Once you've tweaked the instrumentation and measurement for the IS benchmark, run the benchmark again using the ppwrun command as described in The Initial Run. Transfer the resulting data file to your workstation, and open it up with the PPW GUI.
The first thing you should see when opening the file in the GUI is the operation types pie chart, which is also shown in Figure 4.1. This pie chart shows how much time was spent doing different types of operations at runtime over all nodes in the system. Of particular interest here is the fact that more than 60% of time was spent doing notify operations (part of a barrier), get operations, and global heap management operations.
If you switch to the profile metrics pie chart by clicking on the bottom row of tabs, you should see a display similar to that in Figure 4.2. This shows us similar information to the operation types pie chart, except that it displays data in terms of particular language operations rather than generic classes of operations. From the figure we see that the ‘rank’ function comprises most computation time for our application, but calls to ‘upc_notify’, ‘upc_all_alloc’, and ‘upc_memget’ account for a large fraction of execution time. We need to keep this in mind when hunting through our data set to identify performance issues.
One novel feature provided by PPW is its load-balancing analysis, which you can run by accessing the “Analysis” menu bar. After the analysis runs, it will display a dialog similar to that shown in Figure 4.3. The analysis picks out lines of code where the time spent executing varies a lot from node to node, then displays these lines (sorted by severity) alongside a graph showing how time for that particular line of code was distributed among all nodes in the system. Looking at the figure, we can easily tell that calls to ‘upc_reduced_sum’ end up taking longer on threads 1-30 but not much time on thread 0 and 31.
In addition to the load-balancing issues with ‘upc_reduced_sum’ function itself, a call to ‘upc_all_alloc’ within that particular function also had load-balancing problems. The ‘upc_all_alloc’ function, as its name implies, is a collective routine requiring participation from all threads before the call will complete. Since the first and last thread spend the least amount of time executing this function, this means that all of the other threads wasted time waiting for these two threads to catch up to them. This explains the large slice for ‘upc_all_alloc’ we saw in the profile metrics pie chart visualization.
Moving on to some of the other visualizations, selecting the profile table visualization (in the tab row on the top of the GUI) should bring up a screen similar to Figure 4.4. The profile table reports flat profile information, similar to what you'd expect to see from a tool like gprof.

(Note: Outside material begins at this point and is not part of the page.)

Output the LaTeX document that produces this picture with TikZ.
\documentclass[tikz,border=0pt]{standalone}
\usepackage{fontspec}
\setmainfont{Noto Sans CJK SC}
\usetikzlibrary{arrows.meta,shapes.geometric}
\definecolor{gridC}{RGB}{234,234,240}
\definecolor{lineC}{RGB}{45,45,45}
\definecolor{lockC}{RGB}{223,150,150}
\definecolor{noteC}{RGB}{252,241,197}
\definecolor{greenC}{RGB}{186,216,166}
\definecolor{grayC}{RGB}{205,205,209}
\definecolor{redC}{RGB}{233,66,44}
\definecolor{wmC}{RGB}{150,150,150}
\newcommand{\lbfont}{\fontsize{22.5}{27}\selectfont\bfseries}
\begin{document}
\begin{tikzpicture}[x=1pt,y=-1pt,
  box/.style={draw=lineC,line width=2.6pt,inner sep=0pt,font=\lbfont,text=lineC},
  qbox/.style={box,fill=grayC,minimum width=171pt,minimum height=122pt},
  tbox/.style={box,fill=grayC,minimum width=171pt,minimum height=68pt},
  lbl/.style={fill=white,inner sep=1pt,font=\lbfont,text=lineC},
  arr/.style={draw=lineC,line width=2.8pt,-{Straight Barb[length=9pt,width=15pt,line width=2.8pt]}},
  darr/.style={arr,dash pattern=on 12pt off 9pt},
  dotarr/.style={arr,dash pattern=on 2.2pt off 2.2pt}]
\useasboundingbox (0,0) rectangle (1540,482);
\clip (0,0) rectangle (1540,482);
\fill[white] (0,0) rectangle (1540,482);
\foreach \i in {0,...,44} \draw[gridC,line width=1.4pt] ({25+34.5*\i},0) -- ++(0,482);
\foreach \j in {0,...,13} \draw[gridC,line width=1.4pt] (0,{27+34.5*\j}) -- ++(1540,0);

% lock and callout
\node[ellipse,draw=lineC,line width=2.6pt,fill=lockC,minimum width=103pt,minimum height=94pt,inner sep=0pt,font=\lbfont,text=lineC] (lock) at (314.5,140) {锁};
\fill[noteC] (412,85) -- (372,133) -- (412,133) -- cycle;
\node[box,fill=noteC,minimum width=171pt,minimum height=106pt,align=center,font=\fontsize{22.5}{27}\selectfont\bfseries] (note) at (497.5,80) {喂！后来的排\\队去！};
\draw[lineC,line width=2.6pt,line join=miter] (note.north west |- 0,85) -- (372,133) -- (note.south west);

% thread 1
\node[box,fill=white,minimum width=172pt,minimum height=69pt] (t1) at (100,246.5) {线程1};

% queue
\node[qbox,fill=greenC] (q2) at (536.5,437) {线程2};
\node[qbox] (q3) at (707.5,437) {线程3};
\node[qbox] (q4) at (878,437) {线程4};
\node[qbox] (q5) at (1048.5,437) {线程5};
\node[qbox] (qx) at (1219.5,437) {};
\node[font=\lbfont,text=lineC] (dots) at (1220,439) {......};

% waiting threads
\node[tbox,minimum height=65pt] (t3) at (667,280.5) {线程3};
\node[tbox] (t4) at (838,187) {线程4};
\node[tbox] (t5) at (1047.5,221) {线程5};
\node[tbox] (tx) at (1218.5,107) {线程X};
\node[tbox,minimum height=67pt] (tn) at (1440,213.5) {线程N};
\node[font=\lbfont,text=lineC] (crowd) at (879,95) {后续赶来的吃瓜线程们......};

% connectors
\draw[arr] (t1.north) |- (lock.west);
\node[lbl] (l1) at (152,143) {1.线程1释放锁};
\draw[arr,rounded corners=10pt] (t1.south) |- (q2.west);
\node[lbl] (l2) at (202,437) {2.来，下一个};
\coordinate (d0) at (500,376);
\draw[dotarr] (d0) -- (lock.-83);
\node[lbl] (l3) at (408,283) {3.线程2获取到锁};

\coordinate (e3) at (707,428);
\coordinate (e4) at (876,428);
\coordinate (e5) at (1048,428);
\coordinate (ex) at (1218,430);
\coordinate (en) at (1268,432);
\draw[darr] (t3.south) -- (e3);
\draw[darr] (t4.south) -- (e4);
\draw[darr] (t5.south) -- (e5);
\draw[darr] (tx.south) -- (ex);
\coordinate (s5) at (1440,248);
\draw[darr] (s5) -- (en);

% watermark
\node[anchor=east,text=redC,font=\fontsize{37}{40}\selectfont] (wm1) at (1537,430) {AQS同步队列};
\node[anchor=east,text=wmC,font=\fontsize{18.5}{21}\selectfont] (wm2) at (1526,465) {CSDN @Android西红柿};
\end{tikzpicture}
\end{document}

However, unlike sequential tools, PPW aggregates data from all threads in the run together to show you an overall summary of how time was spent in your program, and will group similar operations together instead of showing a flat table.
From the figure, we see that the call to ‘upc_memget’ on line 679 accounted for nearly 30% of overall execution time, which explains the large slice for ‘Get’ operations we saw in the operation types pie chart. (You can switch on the percentages display by choosing it from the “Options” menu at the top of the GUI window.) Inspection of the code around the ‘upc_memget’ callsite shows it is from an all-to-all operation implemented with several calls to ‘upc_memget’. Furthermore, this callsite also shows up on our load-balancing analysis as having an uneven distribution on all nodes, so this particular all-to-all operation could benefit from further tuning.
Finally, the last stop on our whirlwind tour of PPW's main visualizations is the tree table, which you can access by clicking on the tab row at the top of the GUI named “Tree Table.” For the IS benchmark, you should see a screen similar to the one shown in Figure 4.5. The tree table is very similar to the profile table we discussed above, except that performance information is shown in the context of function calls rather than as a flat list. This visualization allows you to “drill down” through your application's call tree, adding contextual information to the performance data.
Examining Figure 4.5, we see that the rank function accounts for nearly all of the benchmark's execution time, of which nearly 30% of time can be attributed to the problematic call to ‘upc_memget’ that we previously identified. Additionally, we see that the call to ‘upc_reduced_sum’ is indeed being hindered by the collective call to ‘upc_all_alloc’, as we previously hypothesized.
One useful feature of both the profile table and tree table is that you are able to double-click on any of the rows to bring up a window that shows how time for that particular row was distributed among all threads. This can be useful for eyeballing how a particular operation was distributed among all nodes in your system.